Strega Nona Entertaining: Conjuring Creative Fun
From recipes to rituals, I will kindly divine the perfect celebration for you!
Drumbeats on Memorial Day
Many of us have the opportunity to honor lost loved ones on this holiday. I myself lost my beloved grandmother on Memorial Day weekend in 2010. It was always striking to me that she chose then to go, considering that she was a proud DAR sister who would always enjoy the parade. One year she helped scatter flowers from the bridge to float down the Fox River, in remembrance of veterans lost. I recall attending some of the parades when I was very small and we would go to visit. We would line up in folding lawn chairs along the sidewalk in from of her house, as that was where the parade would march past. I remember getting very riled up when I would hear the first booming of the bass drums and the rat-a-tat-tat of the crisp snares as they approached. I would be hopping from foot to anxious foot, waiting for them to get right up in front of us so that I could be enveloped in the wall of sound and lost in the rhythm of percussive thunder.
If you are one of the fortunate ones who do not have to work on this particular weekend and can get away with friends or family, a tribal drum circle can be a fun and empowering way to bond and raise some major energy. I have employed this at some Memorial Day family gatherings in the past and it proved quite effective. First, make sure that you let everyone attending know in advance to bring noisemakers, hand drums, shakers, maracas, what have you. Bring extras of your own if you sense that guests are in short supply. You can fashion a homemade shaker out of an empty plastic bottle filled with popcorn seeds in a pinch. Ideally, this is an activity best performed after a good feast and everyone's tummies are well-sated. Make sure that everyone has beverages to stay hydrated. Sometimes drum circles can take awhile before they are ready to settle down! If you are able to drum near a lake or other body of water, it can prove very inspiring. My favorite time to start is right at dusk, when the sun is turning the sky to magic time and the moon is on her rise. One year because of various planetary phenomena, the moon was a brilliant shade of pink that I don't believe that I have seen since.

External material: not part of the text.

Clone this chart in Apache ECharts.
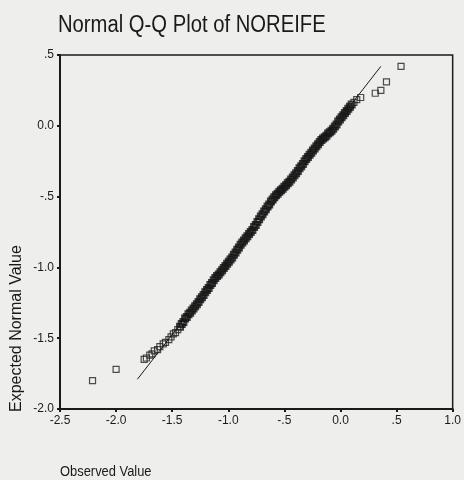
<!DOCTYPE html>
<html>
<head>
<meta charset="utf-8">
<script src="https://cdn.jsdelivr.net/npm/echarts@6/dist/echarts.min.js"></script>
<style>
  html, body { margin: 0; padding: 0; background: #eeeeec; }
  #chart { width: 464px; height: 480px; }
</style>
</head>
<body>
<div id="chart"></div>
<script>
const observed = [
    -2.21, -2.00,
    -1.75, -1.73, -1.70, -1.68, -1.66, -1.63, -1.61, -1.58, -1.56, -1.53, -1.51, -1.49, -1.47, -1.45,
    -1.43, -1.415, -1.40, -1.385, -1.37, -1.355, -1.34, -1.325, -1.31, -1.295,
    -1.28, -1.265, -1.25, -1.235, -1.22, -1.205, -1.19, -1.175, -1.16, -1.145,
    -1.13, -1.115, -1.10, -1.085, -1.07, -1.055, -1.04, -1.025, -1.01, -0.995,
    -0.98, -0.965, -0.95, -0.935, -0.92, -0.905, -0.89, -0.875, -0.86, -0.845,
    -0.83, -0.815, -0.80, -0.785, -0.77, -0.755, -0.74, -0.725, -0.71, -0.695,
    -0.68, -0.665, -0.65, -0.635, -0.62, -0.605, -0.59, -0.575, -0.56, -0.545,
    -0.53, -0.515, -0.50, -0.485, -0.47, -0.455, -0.44, -0.425, -0.41, -0.395,
    -0.38, -0.365, -0.35, -0.335, -0.32, -0.305, -0.29, -0.275, -0.26, -0.245,
    -0.23, -0.215, -0.20, -0.185, -0.17, -0.155, -0.14, -0.125, -0.11, -0.095,
    -0.08, -0.065, -0.05, -0.035, -0.02, -0.005, 0.01, 0.025, 0.04, 0.055,
    0.07, 0.085, 0.10, 0.12, 0.145, 0.18, 0.31, 0.36, 0.41, 0.54
];
const expected = [
    -1.80, -1.72,
    -1.65, -1.64, -1.62, -1.61, -1.59, -1.58, -1.56, -1.54, -1.53, -1.51, -1.49, -1.47, -1.46, -1.44,
    -1.42, -1.40, -1.385, -1.36, -1.35, -1.33, -1.32, -1.305, -1.29, -1.275,
    -1.26, -1.245, -1.225, -1.21, -1.195, -1.175, -1.16, -1.145, -1.125, -1.11,
    -1.09, -1.075, -1.06, -1.05, -1.035, -1.02, -1.005, -0.99, -0.975, -0.96,
    -0.945, -0.93, -0.91, -0.895, -0.875, -0.86, -0.84, -0.825, -0.81, -0.795,
    -0.78, -0.765, -0.75, -0.735, -0.715, -0.70, -0.68, -0.66, -0.64, -0.625,
    -0.605, -0.59, -0.57, -0.555, -0.535, -0.52, -0.505, -0.49, -0.48, -0.465,
    -0.455, -0.445, -0.43, -0.42, -0.405, -0.395, -0.38, -0.365, -0.35, -0.335,
    -0.32, -0.30, -0.285, -0.27, -0.25, -0.235, -0.22, -0.205, -0.19, -0.175,
    -0.16, -0.145, -0.13, -0.115, -0.10, -0.09, -0.08, -0.07, -0.055, -0.045,
    -0.035, -0.02, -0.005, 0.01, 0.03, 0.045, 0.06, 0.075, 0.09, 0.105,
    0.12, 0.135, 0.15, 0.165, 0.185, 0.20, 0.23, 0.25, 0.31, 0.42
];
// reference line end points
const refLine = [[-1.81, -1.79], [0.36, 0.42]];

const xTicks = ['-2.5', '-2.0', '-1.5', '-1.0', '-.5', '0.0', '.5', '1.0'];
const yTicks = ['-2.0', '-1.5', '-1.0', '-.5', '0.0', '.5'];

const font = '"Liberation Sans", Arial, sans-serif';
const ink = '#1a1a1a';

function tickLabel(ticks, min) {
    return v => ticks[Math.round((v - min) / 0.5)] || '';
}

// where the squares pile up into a solid band, draw them heavier
function pointStyle(x) {
    const dense = x > -1.44 && x < 0.11;
    return { borderWidth: dense ? 2 : 1.2, borderColor: dense ? '#111' : '#222' };
}

const chart = echarts.init(document.getElementById('chart'));
chart.setOption({
    backgroundColor: '#eeeeec',
    animation: false,
    graphic: [
        {
            type: 'text',
            x: 58,
            y: 26,
            scaleX: 0.88,
            style: { text: 'Normal Q-Q Plot of NOREIFE', font: '23px ' + font, fill: ink, verticalAlign: 'middle' }
        },
        {
            type: 'text',
            x: 60,
            y: 472,
            scaleX: 0.86,
            style: { text: 'Observed Value', font: '15px ' + font, fill: ink, verticalAlign: 'middle' }
        },
        {
            type: 'text',
            x: 17,
            y: 412,
            rotation: Math.PI / 2,
            style: { text: 'Expected Normal Value', font: '16px ' + font, fill: ink, align: 'left', verticalAlign: 'middle' }
        }
    ],
    grid: {
        left: 60, right: 9, top: 55, bottom: 71,
        show: true, borderColor: ink, borderWidth: 1.5, backgroundColor: 'transparent'
    },
    xAxis: {
        type: 'value', min: -2.5, max: 1.0, interval: 0.5,
        splitLine: { show: false },
        axisLine: { onZero: false, lineStyle: { color: ink, width: 2 } },
        axisTick: { length: 3, lineStyle: { color: ink, width: 2 } },
        axisLabel: { formatter: tickLabel(xTicks, -2.5), color: ink, fontFamily: font, fontSize: 12, margin: 6 }
    },
    yAxis: {
        type: 'value', min: -2.0, max: 0.5, interval: 0.5,
        splitLine: { show: false },
        axisLine: { onZero: false, lineStyle: { color: ink, width: 2 } },
        axisTick: { length: 3, lineStyle: { color: ink, width: 2 } },
        axisLabel: { formatter: tickLabel(yTicks, -2.0), color: ink, fontFamily: font, fontSize: 12, margin: 6 }
    },
    series: [
        {
            type: 'line',
            data: refLine,
            symbol: 'none',
            lineStyle: { color: ink, width: 1 },
            silent: true
        },
        {
            type: 'scatter',
            data: observed.map((x, i) => ({ value: [x, expected[i]], itemStyle: pointStyle(x) })),
            symbol: 'rect',
            symbolSize: 6,
            itemStyle: { color: 'rgba(0,0,0,0)' }
        }
    ]
});
</script>
</body>
</html>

Get a good bonfire going in a fire pit if you can, gather in a circle and have a couple of brave leaders start off a basic beat. You don't have to follow a recognized song or pattern. Often what happens organically creates a lovely tune all its own. Encourage others to join in when they feel ready to build the sound. When you feel that things are really taking off and you can feel the energy rising, start a little circular dance with your drum around the fire. Chances are good that if people are feeling it, they will happily join you to an abandoned, free-spirited celebration. The song will tend to fade out and wind down on its own when it is ready, and when people are ready to have it be done. Take a moment before jumping into the next drumroll. Make a dedication to an ancestor and drum with intention. Chances are, they will hear you and start dancing along.